— START —
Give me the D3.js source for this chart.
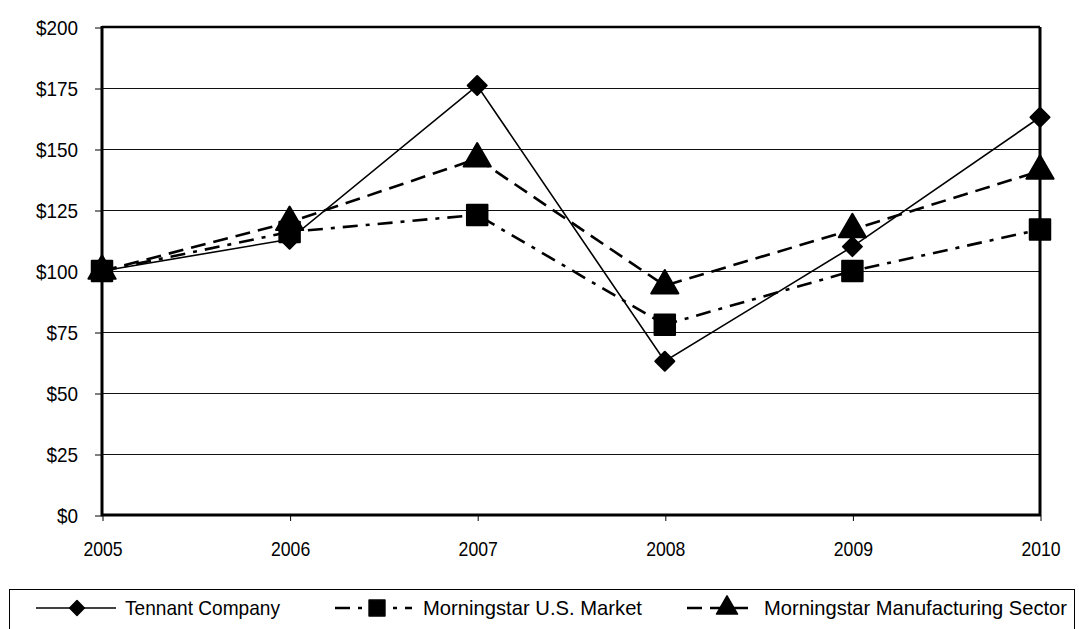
<!DOCTYPE html>
<html>
<head>
<meta charset="utf-8">
<script src="https://cdn.jsdelivr.net/npm/d3@7.9.0/dist/d3.min.js"></script>
<style>
  html, body { margin: 0; padding: 0; background: #fff; }
  svg { display: block; }
  text { font-family: "Liberation Sans Narrow", "Arial Narrow", "Liberation Sans", Arial, sans-serif; fill: #000; }
</style>
</head>
<body>
<svg id="chart" width="1079" height="629"></svg>
<script>
// chart data
const years = [2005, 2006, 2007, 2008, 2009, 2010];
const yTicks = [0, 25, 50, 75, 100, 125, 150, 175, 200];
const tennant = [100, 113, 176, 63, 110, 163];
const usMarket = [100, 116, 123, 78, 100, 117];
const manufacturing = [100, 120, 146, 94, 117, 141];
const seriesNames = ['Tennant Company', 'Morningstar U.S. Market', 'Morningstar Manufacturing Sector'];

const svg = d3.select('#chart');

const plotLeft = 102, plotRight = 1040, plotTop = 27, plotBottom = 515;

const x = d3.scaleLinear().domain([2005, 2010]).range([plotLeft, plotRight]);
const y = d3.scaleLinear().domain([0, 200]).range([plotBottom, plotTop]);

// narrow look: squeeze the glyphs of a text horizontally
function narrow(sel, factor) {
  sel.each(function () {
    const w = this.getComputedTextLength();
    d3.select(this).attr('textLength', w * factor).attr('lengthAdjust', 'spacingAndGlyphs');
  });
}

// series styling
const series = [
  { name: seriesNames[0], values: tennant, dash: null, width: 1.6,
    symbol: d3.symbolDiamond2, size: 230 },
  { name: seriesNames[1], values: usMarket, dash: '15,8,4,8', width: 2.6,
    symbol: d3.symbolSquare, size: 420 },
  { name: seriesNames[2], values: manufacturing, dash: '15,8', width: 2.6,
    symbol: d3.symbolTriangle, size: 320 }
];

// gridlines
svg.append('g')
  .selectAll('line')
  .data(yTicks.filter(d => d > 0 && d < 200))
  .join('line')
  .attr('x1', plotLeft).attr('x2', plotRight)
  .attr('y1', d => Math.round(y(d)) + 0.5).attr('y2', d => Math.round(y(d)) + 0.5)
  .attr('stroke', '#111')
  .attr('stroke-width', 1);

// y axis
const yAxis = svg.append('g')
  .attr('transform', `translate(${plotLeft},0.5)`)
  .call(d3.axisLeft(y).tickValues(yTicks).tickFormat(d => '$' + d).tickSize(7).tickPadding(17));
yAxis.select('.domain').remove();
yAxis.selectAll('.tick line').attr('stroke', '#000').attr('stroke-width', 1);
yAxis.selectAll('.tick text').attr('font-size', 21).attr('font-family', null).call(narrow, 0.9);

// x axis
const xAxis = svg.append('g')
  .attr('transform', `translate(0.5,${plotBottom})`)
  .call(d3.axisBottom(x).tickValues(years).tickFormat(d3.format('d')).tickSize(6).tickPadding(20));
xAxis.select('.domain').remove();
xAxis.selectAll('.tick line').attr('stroke', '#000').attr('stroke-width', 1);
xAxis.selectAll('.tick text').attr('font-size', 21).attr('font-family', null).call(narrow, 0.84);

// plot frame
svg.append('line').attr('x1', plotLeft).attr('x2', plotRight).attr('y1', plotTop).attr('y2', plotTop)
  .attr('stroke', '#000').attr('stroke-width', 2.5);
svg.append('line').attr('x1', plotRight).attr('x2', plotRight).attr('y1', plotTop).attr('y2', plotBottom)
  .attr('stroke', '#000').attr('stroke-width', 3);
svg.append('line').attr('x1', plotLeft).attr('x2', plotLeft).attr('y1', plotTop - 1).attr('y2', plotBottom + 1)
  .attr('stroke', '#000').attr('stroke-width', 3);
svg.append('line').attr('x1', plotLeft - 1).attr('x2', plotRight + 1).attr('y1', plotBottom).attr('y2', plotBottom)
  .attr('stroke', '#000').attr('stroke-width', 3);

const line = d3.line()
  .x((d, i) => x(years[i]))
  .y(d => y(d));

// lines drawn first, markers on top
series.forEach(s => {
  svg.append('path')
    .datum(s.values)
    .attr('d', line)
    .attr('fill', 'none')
    .attr('stroke', '#000')
    .attr('stroke-width', s.width)
    .attr('stroke-dasharray', s.dash);
});

series.forEach(s => {
  const sym = d3.symbol().type(s.symbol).size(s.size);
  svg.append('g')
    .selectAll('path')
    .data(s.values)
    .join('path')
    .attr('transform', (d, i) => `translate(${x(years[i])},${y(d)})`)
    .attr('d', sym)
    .attr('fill', '#000')
    .attr('stroke', '#000')
    .attr('stroke-width', 2)
    .attr('stroke-linejoin', 'round');
});

// legend
const legend = svg.append('g');
legend.append('rect')
  .attr('x', 9.5).attr('y', 589.5)
  .attr('width', 1065).attr('height', 60)
  .attr('fill', 'none').attr('stroke', '#000').attr('stroke-width', 1);

const legendItems = [
  { x1: 36, x2: 116, mark: 77, tx: 125, w: 155 },
  { x1: 335, x2: 412, mark: 377, tx: 423, w: 219 },
  { x1: 687, x2: 750, mark: 727, tx: 764, w: 303 }
];
const ly = 608;

series.forEach((s, i) => {
  const it = legendItems[i];
  legend.append('line')
    .attr('x1', it.x1).attr('x2', it.x2)
    .attr('y1', ly).attr('y2', ly)
    .attr('stroke', '#000')
    .attr('stroke-width', s.width)
    .attr('stroke-dasharray', s.dash);
  legend.append('path')
    .attr('transform', `translate(${it.mark},${ly})`)
    .attr('d', d3.symbol().type(s.symbol).size(s.size * 0.6))
    .attr('fill', '#000')
    .attr('stroke', '#000')
    .attr('stroke-width', 1.5)
    .attr('stroke-linejoin', 'round');
  legend.append('text')
    .attr('x', it.tx).attr('y', ly)
    .attr('dy', '0.35em')
    .attr('font-size', 21)
    .attr('textLength', it.w)
    .attr('lengthAdjust', 'spacingAndGlyphs')
    .text(s.name);
});
</script>
</body>
</html>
— END —
→ **Task description**
Reproduce the listing word for word and omit its pictures.

→ **Response to this task**
Give me the D3.js source for this chart.
<!DOCTYPE html>
<html>
<head>
<meta charset="utf-8">
<script src="https://cdn.jsdelivr.net/npm/d3@7.9.0/dist/d3.min.js"></script>
<style>
  html, body { margin: 0; padding: 0; background: #fff; }
  svg { display: block; }
  text { font-family: "Liberation Sans Narrow", "Arial Narrow", "Liberation Sans", Arial, sans-serif; fill: #000; }
</style>
</head>
<body>
<svg id="chart" width="1079" height="629"></svg>
<script>
// chart data
const years = [2005, 2006, 2007, 2008, 2009, 2010];
const yTicks = [0, 25, 50, 75, 100, 125, 150, 175, 200];
const tennant = [100, 113, 176, 63, 110, 163];
const usMarket = [100, 116, 123, 78, 100, 117];
const manufacturing = [100, 120, 146, 94, 117, 141];
const seriesNames = ['Tennant Company', 'Morningstar U.S. Market', 'Morningstar Manufacturing Sector'];

const svg = d3.select('#chart');

const plotLeft = 102, plotRight = 1040, plotTop = 27, plotBottom = 515;

const x = d3.scaleLinear().domain([2005, 2010]).range([plotLeft, plotRight]);
const y = d3.scaleLinear().domain([0, 200]).range([plotBottom, plotTop]);

// narrow look: squeeze the glyphs of a text horizontally
function narrow(sel, factor) {
  sel.each(function () {
    const w = this.getComputedTextLength();
    d3.select(this).attr('textLength', w * factor).attr('lengthAdjust', 'spacingAndGlyphs');
  });
}

// series styling
const series = [
  { name: seriesNames[0], values: tennant, dash: null, width: 1.6,
    symbol: d3.symbolDiamond2, size: 230 },
  { name: seriesNames[1], values: usMarket, dash: '15,8,4,8', width: 2.6,
    symbol: d3.symbolSquare, size: 420 },
  { name: seriesNames[2], values: manufacturing, dash: '15,8', width: 2.6,
    symbol: d3.symbolTriangle, size: 320 }
];

// gridlines
svg.append('g')
  .selectAll('line')
  .data(yTicks.filter(d => d > 0 && d < 200))
  .join('line')
  .attr('x1', plotLeft).attr('x2', plotRight)
  .attr('y1', d => Math.round(y(d)) + 0.5).attr('y2', d => Math.round(y(d)) + 0.5)
  .attr('stroke', '#111')
  .attr('stroke-width', 1);

// y axis
const yAxis = svg.append('g')
  .attr('transform', `translate(${plotLeft},0.5)`)
  .call(d3.axisLeft(y).tickValues(yTicks).tickFormat(d => '$' + d).tickSize(7).tickPadding(17));
yAxis.select('.domain').remove();
yAxis.selectAll('.tick line').attr('stroke', '#000').attr('stroke-width', 1);
yAxis.selectAll('.tick text').attr('font-size', 21).attr('font-family', null).call(narrow, 0.9);

// x axis
const xAxis = svg.append('g')
  .attr('transform', `translate(0.5,${plotBottom})`)
  .call(d3.axisBottom(x).tickValues(years).tickFormat(d3.format('d')).tickSize(6).tickPadding(20));
xAxis.select('.domain').remove();
xAxis.selectAll('.tick line').attr('stroke', '#000').attr('stroke-width', 1);
xAxis.selectAll('.tick text').attr('font-size', 21).attr('font-family', null).call(narrow, 0.84);

// plot frame
svg.append('line').attr('x1', plotLeft).attr('x2', plotRight).attr('y1', plotTop).attr('y2', plotTop)
  .attr('stroke', '#000').attr('stroke-width', 2.5);
svg.append('line').attr('x1', plotRight).attr('x2', plotRight).attr('y1', plotTop).attr('y2', plotBottom)
  .attr('stroke', '#000').attr('stroke-width', 3);
svg.append('line').attr('x1', plotLeft).attr('x2', plotLeft).attr('y1', plotTop - 1).attr('y2', plotBottom + 1)
  .attr('stroke', '#000').attr('stroke-width', 3);
svg.append('line').attr('x1', plotLeft - 1).attr('x2', plotRight + 1).attr('y1', plotBottom).attr('y2', plotBottom)
  .attr('stroke', '#000').attr('stroke-width', 3);

const line = d3.line()
  .x((d, i) => x(years[i]))
  .y(d => y(d));

// lines drawn first, markers on top
series.forEach(s => {
  svg.append('path')
    .datum(s.values)
    .attr('d', line)
    .attr('fill', 'none')
    .attr('stroke', '#000')
    .attr('stroke-width', s.width)
    .attr('stroke-dasharray', s.dash);
});

series.forEach(s => {
  const sym = d3.symbol().type(s.symbol).size(s.size);
  svg.append('g')
    .selectAll('path')
    .data(s.values)
    .join('path')
    .attr('transform', (d, i) => `translate(${x(years[i])},${y(d)})`)
    .attr('d', sym)
    .attr('fill', '#000')
    .attr('stroke', '#000')
    .attr('stroke-width', 2)
    .attr('stroke-linejoin', 'round');
});

// legend
const legend = svg.append('g');
legend.append('rect')
  .attr('x', 9.5).attr('y', 589.5)
  .attr('width', 1065).attr('height', 60)
  .attr('fill', 'none').attr('stroke', '#000').attr('stroke-width', 1);

const legendItems = [
  { x1: 36, x2: 116, mark: 77, tx: 125, w: 155 },
  { x1: 335, x2: 412, mark: 377, tx: 423, w: 219 },
  { x1: 687, x2: 750, mark: 727, tx: 764, w: 303 }
];
const ly = 608;

series.forEach((s, i) => {
  const it = legendItems[i];
  legend.append('line')
    .attr('x1', it.x1).attr('x2', it.x2)
    .attr('y1', ly).attr('y2', ly)
    .attr('stroke', '#000')
    .attr('stroke-width', s.width)
    .attr('stroke-dasharray', s.dash);
  legend.append('path')
    .attr('transform', `translate(${it.mark},${ly})`)
    .attr('d', d3.symbol().type(s.symbol).size(s.size * 0.6))
    .attr('fill', '#000')
    .attr('stroke', '#000')
    .attr('stroke-width', 1.5)
    .attr('stroke-linejoin', 'round');
  legend.append('text')
    .attr('x', it.tx).attr('y', ly)
    .attr('dy', '0.35em')
    .attr('font-size', 21)
    .attr('textLength', it.w)
    .attr('lengthAdjust', 'spacingAndGlyphs')
    .text(s.name);
});
</script>
</body>
</html>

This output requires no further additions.